When I was 13, I was thinking about the fun I was going to have at school and the sleep-overs that I weren’t allowed to go to (as my Mother always let me know that my bed was waiting for me at home) and what I would be wearing to the school disco which finished while it was still bright outside. You know what discos I’m talking about, the ones where you were lucky if you got a can of pop, let alone be able to sneak outside and drink a can of cider! Oh how times have changed and it can only continue to get worst as the rate of people having children at a young age becomes alarmingly high.
Looking back, I was never taught about sex education in school, as it wasn’t something that we needed to learn about at that time in our lives.
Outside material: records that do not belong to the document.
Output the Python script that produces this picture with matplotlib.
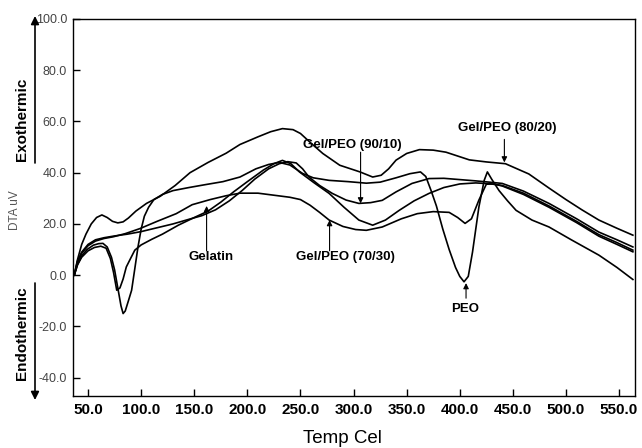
"""
DTA curves of gelatin / PEO blends
"""
import matplotlib
matplotlib.use("Agg")
import matplotlib.pyplot as plt

plt.rcParams['font.family'] = ['Liberation Sans', 'DejaVu Sans']

# temperature (Cel) and DTA signal (uV)
t_8020 = [37, 40, 44, 48, 53, 58, 63, 68, 73, 78, 83, 88, 95, 105, 118, 132, 146, 163, 180, 193,
          210, 222, 233, 243, 250, 260, 271, 287, 306, 318, 326, 333, 340, 350, 362, 375, 387, 398,
          409, 425, 443, 465, 484, 500, 515, 531, 548, 563]
dta_8020 = [0, 6, 12, 16, 20, 22.5, 23.5, 22.5, 21, 20.4, 20.8, 22.3, 25, 28, 30.8, 35, 40, 44, 47.6, 51,
            54, 56, 57.2, 56.8, 55.3, 51.5, 47.5, 42.9, 40.3, 38.3, 39, 41.5, 44.9, 47.5, 49, 48.8, 48, 46.5,
            45, 44.2, 43.5, 39.5, 34, 29.5, 25.5, 21.5, 18.3, 15.6]

t_peo = [37, 40, 44, 49, 55, 60, 64, 68, 72, 75, 78, 81, 83, 85, 88, 91, 94, 97, 100, 103,
         107, 112, 120, 130, 145, 160, 177, 193, 208, 220, 230, 240, 252, 262, 277, 295, 312, 325,
         340, 353, 363, 368, 373, 378, 384, 390, 396, 400, 404, 408, 412, 418, 423, 426, 430, 437,
         445, 453, 468, 484, 505, 531, 548, 563]
dta_peo = [0, 4, 7.5, 10, 11.7, 12.3, 12.4, 11, 7, 2, -5, -12, -15, -14, -10, -5.9, 2.5, 11, 18, 23,
           26.5, 29.5, 31.5, 33, 34.2, 35.3, 36.5, 38.3, 41.5, 43.2, 44, 43, 39.7, 38, 37, 36.5, 35.9, 36.3,
           38, 39.6, 40.3, 38.5, 33, 27, 18, 10, 3, -0.5, -2.6, -0.5, 9, 26.6, 37, 40.3, 37.5, 33,
           29, 25.3, 21.5, 18.8, 13.8, 7.8, 3, -1.7]

t_7030 = [37, 40, 44, 50, 57, 65, 74, 85, 99, 115, 133, 148, 165, 180, 193, 210, 225, 240, 250, 259,
          268, 277, 290, 302, 312, 327, 345, 360, 375, 390, 398, 405, 411, 418, 425, 432, 440, 460,
          484, 510, 531, 548, 563]
dta_7030 = [0, 5, 8.5, 11.5, 13.3, 14.3, 15, 16.2, 18.2, 21, 24, 27.5, 29.5, 31, 32, 32, 31.2, 30.4, 29.5, 27.3,
            24.5, 21.5, 19, 17.8, 17.5, 18.8, 22, 24, 24.8, 24.5, 22.5, 20.2, 22, 29.3, 35.5, 35.6, 34.8, 31.5,
            26.5, 20.5, 15.2, 12, 9.1]

t_gel = [37, 40, 44, 50, 56, 62, 67, 71, 74, 77, 80, 83, 86, 90, 94, 100, 110, 120, 135, 150,
         163, 175, 187, 200, 215, 225, 233, 241, 249, 263, 277, 291, 305, 318, 330, 343, 357, 371,
         385, 400, 415, 428, 440, 460, 484, 510, 531, 548, 563]
dta_gel = [0, 4, 7, 9.5, 10.8, 11.3, 10.5, 6.5, 1, -5.9, -5, -1.5, 3.2, 6.5, 9.75, 11.8, 14, 16, 19.5, 22.5,
           25, 28.5, 32.5, 36.5, 41, 43.5, 44.8, 43.5, 40.3, 36, 31.9, 26.5, 21.5, 19.5, 21.5, 25.3, 29, 31.9,
           34.2, 35.6, 36, 35.7, 35, 32, 27, 21, 15.8, 12.7, 9.75]

t_9010 = [37, 40, 44, 50, 57, 65, 75, 87, 100, 115, 130, 145, 157, 170, 183, 195, 207, 220, 230, 238,
          246, 252, 258, 268, 280, 293, 305, 316, 327, 340, 355, 371, 385, 400, 415, 428, 440, 460,
          484, 510, 531, 548, 563]
dta_9010 = [0, 5.5, 9, 12, 13.8, 14.6, 15.3, 16, 17, 18.5, 20, 21.8, 23.2, 25.5, 29, 33, 37.5, 41.5, 43.5, 44.3,
            43.8, 41.5, 38.3, 35, 31.9, 29.3, 28, 28.3, 29.2, 32.5, 35.8, 37.7, 37.8, 37.3, 36.8, 36.3, 35.8, 32.8,
            28, 22, 16.8, 13.8, 11]

xticks = [50, 100, 150, 200, 250, 300, 350, 400, 450, 500, 550]
yticks = [-40, -20, 0, 20, 40, 60, 80, 100]

fig = plt.figure(figsize=(6.42, 4.48), dpi=100)
ax = fig.add_axes([0.1132, 0.116, 0.8759, 0.8416])

for t, d in [(t_8020, dta_8020), (t_peo, dta_peo), (t_7030, dta_7030),
             (t_gel, dta_gel), (t_9010, dta_9010)]:
    ax.plot(t, d, color='black', lw=1.2)

ax.set_xlim(35.5, 565)
ax.set_ylim(-47.2, 100)
ax.set_xticks(xticks)
ax.set_xticklabels([f"{v:.1f}" for v in xticks], fontsize=11, fontweight='bold')
ax.set_yticks(yticks)
ax.set_yticklabels([f"{v:.1f}" for v in yticks], fontsize=9, color='#444444')
ax.tick_params(direction='in', length=5, width=1)
ax.tick_params(axis='x', pad=5)
ax.tick_params(axis='y', pad=4)
for s in ax.spines.values():
    s.set_linewidth(1.0)

# labels pointing to the curves
arw = dict(arrowstyle='-|>', color='black', lw=0.8, mutation_scale=8, shrinkA=0, shrinkB=0)
lbl = dict(fontsize=9.5, fontweight='bold', ha='center', va='center')
ax.annotate('', xy=(161.6, 27), xytext=(161.6, 9.5), arrowprops=arw)
ax.text(165.4, 7.0, 'Gelatin', **lbl)
ax.annotate('', xy=(277.4, 21.5), xytext=(277.4, 9.5), arrowprops=arw)
ax.text(292.5, 7.0, 'Gel/PEO (70/30)', **lbl)
ax.annotate('', xy=(306.6, 28), xytext=(306.6, 48), arrowprops=arw)
ax.text(299, 50.7, 'Gel/PEO (90/10)', **lbl)
ax.annotate('', xy=(442, 44), xytext=(442, 53), arrowprops=arw)
ax.text(444.7, 57.3, 'Gel/PEO (80/20)', **lbl)
ax.annotate('', xy=(405.9, -3.1), xytext=(405.9, -9), arrowprops=arw)
ax.text(405.3, -13.3, 'PEO', **lbl)

# side notes
fig.text(342 / 642, 1 - 438 / 448, 'Temp Cel', ha='center', va='center', fontsize=13.5)
fig.text(15 / 642, 1 - 210 / 448, 'DTA uV', rotation=90, ha='center', va='center',
         fontsize=8.5, color='#555555')
fig.text(22 / 642, 1 - 119 / 448, 'Exothermic', rotation=90, ha='center', va='center',
         fontsize=11, fontweight='bold')
fig.text(22 / 642, 1 - 333 / 448, 'Endothermic', rotation=90, ha='center', va='center',
         fontsize=11, fontweight='bold')
big = dict(arrowstyle='-|>', color='black', lw=1.2, mutation_scale=12, shrinkA=0, shrinkB=0)
ax.annotate('', xy=(35, 448 - 16), xytext=(35, 448 - 163), xycoords='figure pixels',
            textcoords='figure pixels', arrowprops=big, annotation_clip=False)
ax.annotate('', xy=(35, 448 - 400), xytext=(35, 448 - 283), xycoords='figure pixels',
            textcoords='figure pixels', arrowprops=big, annotation_clip=False)

fig.savefig("out.png", dpi=100)
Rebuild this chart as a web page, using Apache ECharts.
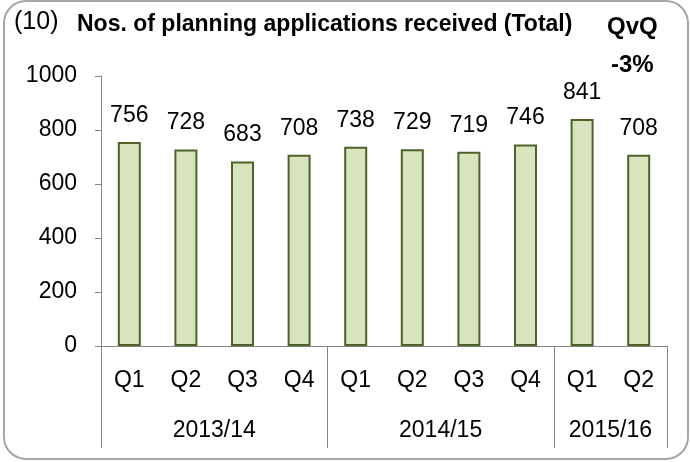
<!DOCTYPE html>
<html>
<head>
<meta charset="utf-8">
<title>Planning applications</title>
<script src="https://cdn.jsdelivr.net/npm/echarts@6/dist/echarts.min.js"></script>
<style>
  html, body { margin: 0; padding: 0; background: #fff; }
  #main { width: 690px; height: 462px; }
</style>
</head>
<body>
<div id="main"></div>
<script>
// quarters and values
var quarters = ['Q1', 'Q2', 'Q3', 'Q4', 'Q1', 'Q2', 'Q3', 'Q4', 'Q1', 'Q2'];
var applications = [756, 728, 683, 708, 738, 729, 719, 746, 841, 708];
// financial years and how many quarters each covers
var years = ['2013/14', '2014/15', '2015/16'];
var yearQuarters = [4, 4, 2];
var yTicks = [0, 200, 400, 600, 800, 1000];

// the year axis is split in half-quarter steps so labels can sit in the middle of a group
var halfSlots = [];
var yearLabelAt = {};
var yearTickAt = { 0: true };
var pos = 0;
for (var i = 0; i < years.length; i++) {
  yearLabelAt[pos + yearQuarters[i]] = years[i];
  pos += yearQuarters[i] * 2;
  yearTickAt[pos] = true;
}
for (var j = 0; j <= pos; j++) {
  halfSlots.push(yearLabelAt[j] || '');
}

var font = 'Liberation Sans';
var axisGrey = '#868686';

var chart = echarts.init(document.getElementById('main'));
chart.setOption({
  animation: false,
  textStyle: { fontFamily: font },
  title: [
    { text: '(10)', left: 9, top: 5, textStyle: { fontFamily: font, fontSize: 25, fontWeight: 'normal', color: '#000' } },
    { text: 'Nos. of planning applications received (Total)', left: 72, top: 8, textStyle: { fontFamily: font, fontSize: 23, fontWeight: 'bold', color: '#000' } },
    { text: 'QvQ', left: 602, top: 10, textStyle: { fontFamily: font, fontSize: 24, fontWeight: 'bold', color: '#000' } },
    { text: '-3%', left: 606, top: 48, textStyle: { fontFamily: font, fontSize: 24, fontWeight: 'bold', color: '#000' } }
  ],
  graphic: [{
    type: 'rect',
    shape: { x: 4, y: 1, width: 684, height: 458, r: 22 },
    style: { fill: 'none', stroke: '#a6a6a6', lineWidth: 2 },
    silent: true
  }],
  grid: { left: 101, right: 23, top: 76, bottom: 116 },
  xAxis: [{
    type: 'category',
    data: quarters,
    axisLine: { lineStyle: { color: axisGrey, width: 1 } },
    axisTick: { length: 49, lineStyle: { color: axisGrey } },
    axisLabel: { margin: 23, fontSize: 23, color: '#000', fontFamily: font }
  }, {
    type: 'category',
    data: halfSlots,
    boundaryGap: false,
    position: 'bottom',
    axisLine: { show: false },
    axisTick: {
      length: 102,
      interval: function (idx) { return !!yearTickAt[idx]; },
      lineStyle: { color: axisGrey }
    },
    axisLabel: {
      margin: 73,
      fontSize: 23,
      color: '#000',
      fontFamily: font,
      interval: function (idx, val) { return val !== ''; }
    }
  }],
  yAxis: {
    type: 'value',
    min: yTicks[0],
    max: yTicks[yTicks.length - 1],
    interval: 200,
    splitLine: { show: false },
    axisLine: { show: true, lineStyle: { color: axisGrey } },
    axisTick: { show: true, length: 6, lineStyle: { color: axisGrey } },
    axisLabel: {
      margin: 24, fontSize: 23, color: '#000', fontFamily: font,
      formatter: function (v) { return String(v); }
    }
  },
  series: [{
    type: 'bar',
    xAxisIndex: 0,
    data: applications,
    barWidth: 23,
    itemStyle: { color: '#d7e4bd', borderColor: '#4f6228', borderWidth: 2 },
    label: { show: true, position: 'top', distance: 15, fontSize: 23, color: '#000', fontFamily: font }
  }]
});
</script>
</body>
</html>
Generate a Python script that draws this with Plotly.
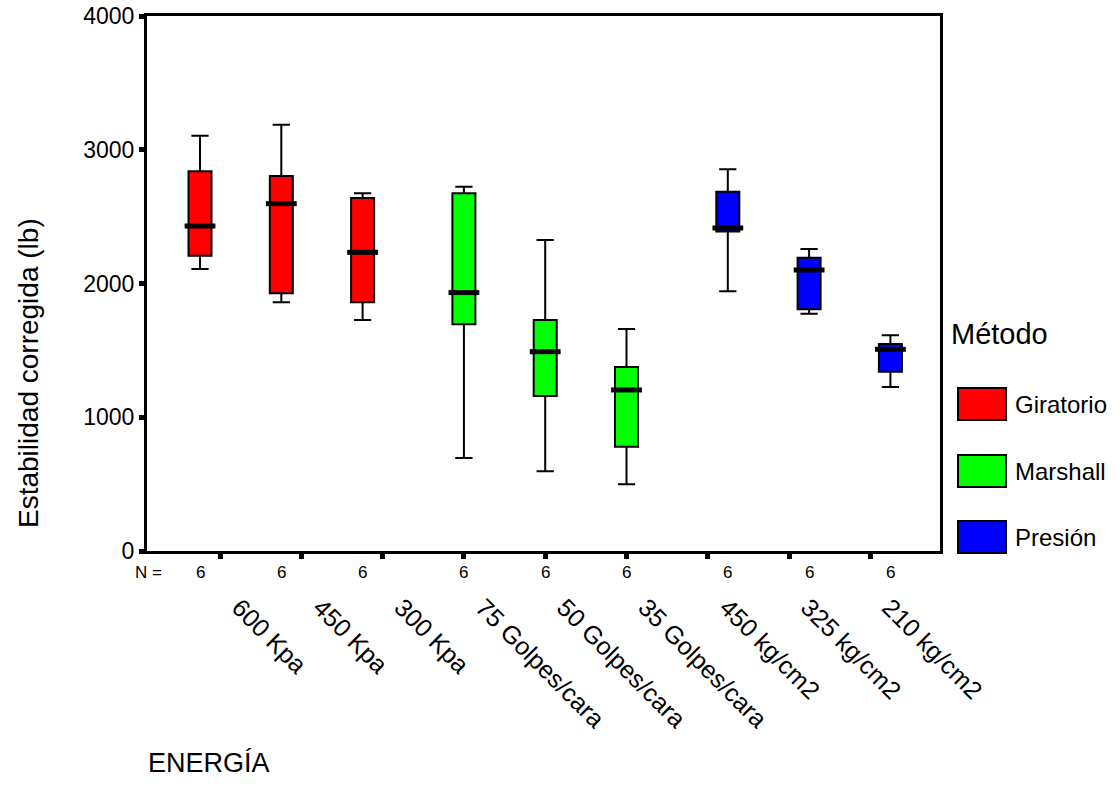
import plotly.graph_objects as go

# ---- data: corrected stability (lb) by compaction energy, grouped by method ----
categories = ["600 Kpa", "450 Kpa", "300 Kpa",
              "75 Golpes/cara", "50 Golpes/cara", "35 Golpes/cara",
              "450 kg/cm2", "325 kg/cm2", "210 kg/cm2"]
metodo = ["Giratorio", "Giratorio", "Giratorio",
          "Marshall", "Marshall", "Marshall",
          "Presión", "Presión", "Presión"]
minimo = [2108, 1859, 1727, 695, 596, 499, 1942, 1774, 1226]
q1 = [2208, 1927, 1859, 1695, 1159, 780, 2388, 1807, 1341]
mediana = [2430, 2597, 2233, 1932, 1490, 1204, 2415, 2101, 1508]
q3 = [2839, 2804, 2639, 2674, 1727, 1376, 2686, 2193, 1548]
maximo = [3105, 3187, 2674, 2724, 2325, 1660, 2854, 2258, 1613]
n_casos = [6, 6, 6, 6, 6, 6, 6, 6, 6]

metodos = ["Giratorio", "Marshall", "Presión"]
colores = {"Giratorio": "rgb(255,0,0)", "Marshall": "rgb(0,255,0)", "Presión": "rgb(0,0,255)"}
desplaz = {"Giratorio": -0.246, "Marshall": 0.0, "Presión": 0.246}

FONT = "Liberation Sans, Arial, sans-serif"
W, H = 1120, 803
L, R, T, B = 147, 180, 16, 252
PW, PH = W - L - R, H - T - B


def fx(px):
    return (px - L) / PW


def fy(py):
    return (H - B - py) / PH


fig = go.Figure()

# position of each box = category index shifted by its cluster slot
pos = [i + desplaz[m] for i, m in enumerate(metodo)]

for m in metodos:
    idx = [i for i, mm in enumerate(metodo) if mm == m]
    fig.add_trace(go.Box(
        x=[pos[i] for i in idx],
        q1=[q1[i] for i in idx],
        median=[mediana[i] for i in idx],
        q3=[q3[i] for i in idx],
        lowerfence=[minimo[i] for i in idx],
        upperfence=[maximo[i] for i in idx],
        width=0.283,
        whiskerwidth=0.75,
        fillcolor=colores[m],
        line=dict(color="black", width=2),
        boxpoints=False,
        name=m,
        showlegend=False,
    ))

# heavy median bars
fig.add_trace(go.Scatter(
    x=pos, y=mediana, mode="markers",
    marker=dict(symbol="line-ew", size=22, line=dict(width=5, color="black")),
    showlegend=False, hoverinfo="skip",
))

annotations = []
# N row
annotations.append(dict(x=fx(148), y=fy(572), xref="paper", yref="paper", text="N =",
                        showarrow=False, font=dict(family=FONT, size=17, color="black"),
                        xanchor="center", yanchor="middle"))
for p, nv in zip(pos, n_casos):
    annotations.append(dict(x=p, y=fy(572), xref="x", yref="paper", text=str(nv),
                            showarrow=False, font=dict(family=FONT, size=17, color="black"),
                            xanchor="center", yanchor="middle"))

# axis titles
annotations.append(dict(x=fx(28), y=fy(373), xref="paper", yref="paper",
                        text="Estabilidad corregida (lb)", textangle=-90, showarrow=False,
                        font=dict(family=FONT, size=28, color="black"),
                        xanchor="center", yanchor="middle"))
annotations.append(dict(x=fx(146), y=fy(763), xref="paper", yref="paper",
                        text="ENERGÍA", showarrow=False,
                        font=dict(family=FONT, size=27, color="black"),
                        xanchor="left", yanchor="middle"))

# legend
annotations.append(dict(x=fx(949), y=fy(334), xref="paper", yref="paper",
                        text="Método", showarrow=False,
                        font=dict(family=FONT, size=29, color="black"),
                        xanchor="left", yanchor="middle"))
shapes = []
leg_y = [404, 471, 537]
for m, yc in zip(metodos, leg_y):
    shapes.append(dict(type="rect", xref="paper", yref="paper",
                       x0=fx(958), x1=fx(1006), y0=fy(yc + 16), y1=fy(yc - 16),
                       fillcolor=colores[m], line=dict(color="black", width=2)))
    annotations.append(dict(x=fx(1013), y=fy(yc), xref="paper", yref="paper",
                            text=m, showarrow=False,
                            font=dict(family=FONT, size=24, color="black"),
                            xanchor="left", yanchor="middle"))

fig.update_layout(
    width=W, height=H,
    margin=dict(l=L, r=R, t=T, b=B, pad=0, autoexpand=False),
    paper_bgcolor="white", plot_bgcolor="white",
    font=dict(family=FONT, color="black"),
    showlegend=False,
    annotations=annotations,
    shapes=shapes,
    xaxis=dict(
        range=[-0.898, 8.856], automargin=False,
        tickmode="array", tickvals=list(range(len(categories))), ticktext=categories,
        tickangle=45, ticks="outside", ticklen=5, tickwidth=5, tickcolor="black",
        ticklabelstandoff=24, ticklabelshift=19,
        tickfont=dict(family=FONT, size=25, color="black"),
        showline=True, linewidth=3, linecolor="black", mirror=True,
        showgrid=False, zeroline=False,
    ),
    yaxis=dict(
        range=[0, 4000], automargin=False,
        tickmode="array", tickvals=[0, 1000, 2000, 3000, 4000],
        ticks="outside", ticklen=5, tickwidth=5, tickcolor="black",
        tickfont=dict(family=FONT, size=23, color="black"),
        showline=True, linewidth=3, linecolor="black", mirror=True,
        showgrid=False, zeroline=False,
    ),
)

fig.write_html("out.html")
Whereas the sex education that is taught in schools today, is not preventing the fact that 19% of young people use the ‘withdrawal’method as their form of contraception*. It is an absoloute tragedy that 1 in 4 young people do not use contraception and 31% knows of a close family member or friend who has already experienced an unplanned pregnancy.
I dread to think what the next generation will turn out like if they have our present ones as role models. Taking time out to get to know someone has become a thing of the past, as many teenagers are known to go on holiday and think it’s okay to have a holiday fling (or five!). The Government have spent an ample amount of funding in trying to promote ‘safe sex’ and in trying to prevent ‘unwanted’ and ‘underage pregnancy’ and yet we are still facing the same issues as young people keep making the same decisions.
Education is the key to keeping our youths free from harm and detrimental to help them establish a respectable life as a upcoming adult. Yes, there are youngsters who have had children at a seriously young age and have been able to cope but realistically, the majority rely on parents and in most circumstances are left holding the baby as the other parent is not ‘ready’ to take on any responsibility.
Where will this predicament of underage promiscuity end? Is it the fact that people in general always try things that they are not supposed to or is the word ‘childhood’ just something that our younger generation will never appreciate or acknowledge?
Let me know your thoughts!
* The research was part of a worldwide survey of 5,223 respondents and was funded by Bayer Healthcare.